- **Exercise data**:
-=-=-=-=-
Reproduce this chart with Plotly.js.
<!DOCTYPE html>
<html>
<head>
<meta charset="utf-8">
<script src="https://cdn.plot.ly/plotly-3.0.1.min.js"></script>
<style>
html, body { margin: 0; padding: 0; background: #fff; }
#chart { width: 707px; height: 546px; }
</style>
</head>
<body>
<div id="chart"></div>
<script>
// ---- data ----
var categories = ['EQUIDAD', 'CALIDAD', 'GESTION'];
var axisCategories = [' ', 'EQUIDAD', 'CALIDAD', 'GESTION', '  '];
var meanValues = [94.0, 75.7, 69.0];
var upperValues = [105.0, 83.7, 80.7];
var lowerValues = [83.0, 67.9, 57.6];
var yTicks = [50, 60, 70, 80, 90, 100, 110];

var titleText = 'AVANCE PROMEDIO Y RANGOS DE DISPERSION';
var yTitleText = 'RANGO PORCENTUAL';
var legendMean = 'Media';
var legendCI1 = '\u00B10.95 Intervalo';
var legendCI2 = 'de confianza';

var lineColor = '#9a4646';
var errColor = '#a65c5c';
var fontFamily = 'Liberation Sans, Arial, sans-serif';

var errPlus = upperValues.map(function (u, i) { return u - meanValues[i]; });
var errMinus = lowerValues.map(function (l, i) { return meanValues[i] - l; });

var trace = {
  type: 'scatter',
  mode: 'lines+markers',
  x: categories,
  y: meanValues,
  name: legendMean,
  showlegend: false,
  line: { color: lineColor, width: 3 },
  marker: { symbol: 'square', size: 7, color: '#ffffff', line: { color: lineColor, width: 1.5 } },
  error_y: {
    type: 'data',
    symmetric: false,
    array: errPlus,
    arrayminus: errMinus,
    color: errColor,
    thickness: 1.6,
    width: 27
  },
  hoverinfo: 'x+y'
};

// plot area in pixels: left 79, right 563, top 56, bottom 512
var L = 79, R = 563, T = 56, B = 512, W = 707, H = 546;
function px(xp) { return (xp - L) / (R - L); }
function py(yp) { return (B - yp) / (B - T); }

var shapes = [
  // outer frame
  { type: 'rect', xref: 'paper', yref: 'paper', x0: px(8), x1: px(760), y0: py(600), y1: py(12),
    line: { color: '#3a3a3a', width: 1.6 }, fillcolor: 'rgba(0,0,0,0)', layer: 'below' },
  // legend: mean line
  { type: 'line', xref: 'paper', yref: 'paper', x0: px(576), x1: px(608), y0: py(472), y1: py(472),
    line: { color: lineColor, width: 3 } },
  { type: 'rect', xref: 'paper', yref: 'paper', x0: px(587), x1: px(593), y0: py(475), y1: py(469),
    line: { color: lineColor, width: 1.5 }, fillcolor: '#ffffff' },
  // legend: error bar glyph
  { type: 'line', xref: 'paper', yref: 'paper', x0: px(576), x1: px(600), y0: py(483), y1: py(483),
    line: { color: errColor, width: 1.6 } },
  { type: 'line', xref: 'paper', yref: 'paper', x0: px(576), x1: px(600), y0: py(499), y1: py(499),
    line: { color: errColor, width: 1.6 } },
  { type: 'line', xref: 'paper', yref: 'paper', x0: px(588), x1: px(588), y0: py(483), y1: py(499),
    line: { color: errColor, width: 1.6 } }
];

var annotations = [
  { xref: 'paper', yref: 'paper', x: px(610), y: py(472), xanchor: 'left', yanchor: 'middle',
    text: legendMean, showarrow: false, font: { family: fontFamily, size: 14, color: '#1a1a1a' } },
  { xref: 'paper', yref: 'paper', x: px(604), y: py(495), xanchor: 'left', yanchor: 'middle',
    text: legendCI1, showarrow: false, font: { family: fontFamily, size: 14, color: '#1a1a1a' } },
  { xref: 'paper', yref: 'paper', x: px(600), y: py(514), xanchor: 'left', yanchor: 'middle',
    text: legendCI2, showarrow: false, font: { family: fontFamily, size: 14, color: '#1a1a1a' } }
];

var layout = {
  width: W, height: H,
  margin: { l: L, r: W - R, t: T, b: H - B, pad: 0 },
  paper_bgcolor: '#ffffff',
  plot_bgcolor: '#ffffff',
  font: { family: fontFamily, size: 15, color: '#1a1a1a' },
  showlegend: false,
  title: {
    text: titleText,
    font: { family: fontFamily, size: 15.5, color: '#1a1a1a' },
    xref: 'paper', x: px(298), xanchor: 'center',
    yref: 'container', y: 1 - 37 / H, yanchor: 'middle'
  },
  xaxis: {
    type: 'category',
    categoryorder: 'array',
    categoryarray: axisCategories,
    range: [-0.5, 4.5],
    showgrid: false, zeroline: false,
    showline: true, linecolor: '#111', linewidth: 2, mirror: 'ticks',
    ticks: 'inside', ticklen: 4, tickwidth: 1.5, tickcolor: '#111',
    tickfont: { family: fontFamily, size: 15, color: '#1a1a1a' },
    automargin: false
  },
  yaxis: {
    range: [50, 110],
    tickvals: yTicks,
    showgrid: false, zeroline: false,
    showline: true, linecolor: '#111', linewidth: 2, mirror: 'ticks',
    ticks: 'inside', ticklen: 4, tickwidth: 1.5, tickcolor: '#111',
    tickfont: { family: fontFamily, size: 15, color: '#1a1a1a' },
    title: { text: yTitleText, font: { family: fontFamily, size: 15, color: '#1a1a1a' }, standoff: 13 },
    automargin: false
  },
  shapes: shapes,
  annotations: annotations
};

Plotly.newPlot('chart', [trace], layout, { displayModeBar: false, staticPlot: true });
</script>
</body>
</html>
-=-=-=-=-
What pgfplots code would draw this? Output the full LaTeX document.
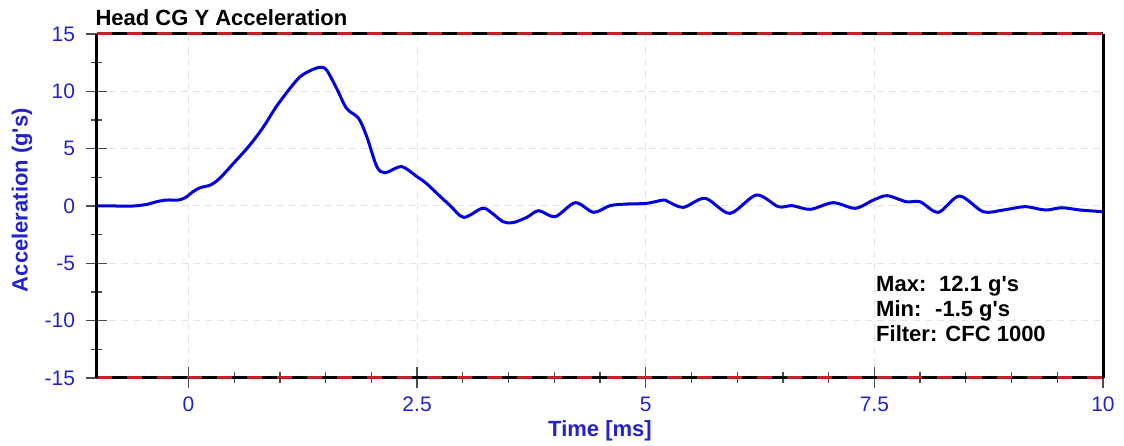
-=-=-=-=-
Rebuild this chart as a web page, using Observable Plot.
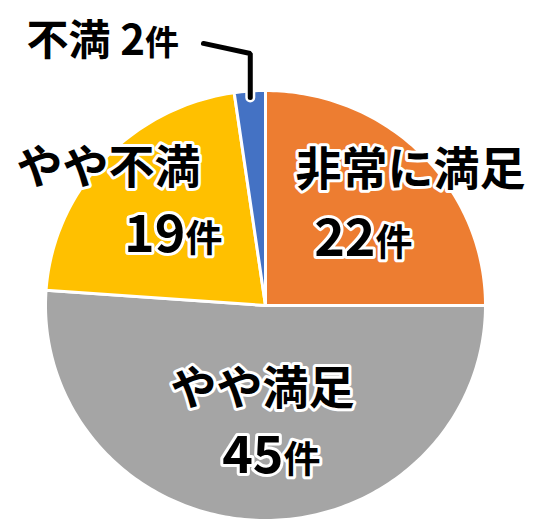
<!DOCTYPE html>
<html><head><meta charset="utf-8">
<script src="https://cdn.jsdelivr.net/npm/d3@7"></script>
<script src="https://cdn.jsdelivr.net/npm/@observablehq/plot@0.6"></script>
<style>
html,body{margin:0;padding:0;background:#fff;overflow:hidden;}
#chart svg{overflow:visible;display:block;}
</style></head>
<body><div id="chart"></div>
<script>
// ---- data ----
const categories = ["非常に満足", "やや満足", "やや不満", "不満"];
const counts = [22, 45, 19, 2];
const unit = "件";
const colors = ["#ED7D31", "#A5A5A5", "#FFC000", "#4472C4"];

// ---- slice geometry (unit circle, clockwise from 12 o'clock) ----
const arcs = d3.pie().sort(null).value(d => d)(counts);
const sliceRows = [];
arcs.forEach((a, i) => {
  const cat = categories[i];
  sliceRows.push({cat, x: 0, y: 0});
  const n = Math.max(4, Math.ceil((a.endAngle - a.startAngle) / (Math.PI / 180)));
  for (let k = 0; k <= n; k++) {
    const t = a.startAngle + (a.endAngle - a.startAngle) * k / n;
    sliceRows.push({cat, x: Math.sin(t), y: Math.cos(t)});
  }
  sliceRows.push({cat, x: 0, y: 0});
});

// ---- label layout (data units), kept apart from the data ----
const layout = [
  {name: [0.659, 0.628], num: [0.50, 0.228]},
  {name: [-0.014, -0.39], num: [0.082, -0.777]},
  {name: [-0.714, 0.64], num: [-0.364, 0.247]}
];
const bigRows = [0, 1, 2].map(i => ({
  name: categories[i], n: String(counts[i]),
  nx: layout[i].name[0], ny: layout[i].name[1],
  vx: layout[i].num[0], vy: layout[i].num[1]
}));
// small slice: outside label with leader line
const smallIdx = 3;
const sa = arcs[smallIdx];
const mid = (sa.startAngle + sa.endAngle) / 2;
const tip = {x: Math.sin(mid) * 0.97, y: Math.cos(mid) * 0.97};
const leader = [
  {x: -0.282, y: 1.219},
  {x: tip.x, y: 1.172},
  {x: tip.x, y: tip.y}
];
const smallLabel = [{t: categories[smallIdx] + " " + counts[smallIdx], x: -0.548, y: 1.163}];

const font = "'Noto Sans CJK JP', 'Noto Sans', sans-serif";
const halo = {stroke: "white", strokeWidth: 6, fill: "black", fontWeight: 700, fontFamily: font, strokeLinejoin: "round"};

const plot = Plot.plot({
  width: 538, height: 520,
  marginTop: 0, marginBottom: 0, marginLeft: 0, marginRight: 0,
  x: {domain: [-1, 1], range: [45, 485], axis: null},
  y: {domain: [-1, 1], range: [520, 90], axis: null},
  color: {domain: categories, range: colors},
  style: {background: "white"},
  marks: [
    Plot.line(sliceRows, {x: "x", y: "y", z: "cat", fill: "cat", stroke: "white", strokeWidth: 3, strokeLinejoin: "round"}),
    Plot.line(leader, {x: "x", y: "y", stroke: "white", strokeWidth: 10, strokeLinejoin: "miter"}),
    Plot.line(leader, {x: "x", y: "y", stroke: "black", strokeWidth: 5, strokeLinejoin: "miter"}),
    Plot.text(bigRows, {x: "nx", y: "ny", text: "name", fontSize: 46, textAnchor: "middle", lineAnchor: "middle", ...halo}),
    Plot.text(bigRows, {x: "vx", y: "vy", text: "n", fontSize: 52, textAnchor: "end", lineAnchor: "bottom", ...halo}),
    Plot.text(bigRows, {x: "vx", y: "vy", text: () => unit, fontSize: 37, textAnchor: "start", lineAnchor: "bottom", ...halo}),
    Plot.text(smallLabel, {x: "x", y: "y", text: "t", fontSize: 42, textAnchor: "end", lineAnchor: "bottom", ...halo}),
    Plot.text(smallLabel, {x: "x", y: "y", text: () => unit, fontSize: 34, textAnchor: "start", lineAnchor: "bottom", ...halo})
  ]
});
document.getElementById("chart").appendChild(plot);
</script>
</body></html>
-=-=-=-=-
- **Set exercise**: Retype only this portion of the data above: the line containing "Reproduce this chart with Plotly.js.", the line containing "var yTicks = [50, 60, 70, 80, 90, 100, 110];", and all lines between them, exactly.

- **Finished exercise**:
Reproduce this chart with Plotly.js.
<!DOCTYPE html>
<html>
<head>
<meta charset="utf-8">
<script src="https://cdn.plot.ly/plotly-3.0.1.min.js"></script>
<style>
html, body { margin: 0; padding: 0; background: #fff; }
#chart { width: 707px; height: 546px; }
</style>
</head>
<body>
<div id="chart"></div>
<script>
// ---- data ----
var categories = ['EQUIDAD', 'CALIDAD', 'GESTION'];
var axisCategories = [' ', 'EQUIDAD', 'CALIDAD', 'GESTION', '  '];
var meanValues = [94.0, 75.7, 69.0];
var upperValues = [105.0, 83.7, 80.7];
var lowerValues = [83.0, 67.9, 57.6];
var yTicks = [50, 60, 70, 80, 90, 100, 110];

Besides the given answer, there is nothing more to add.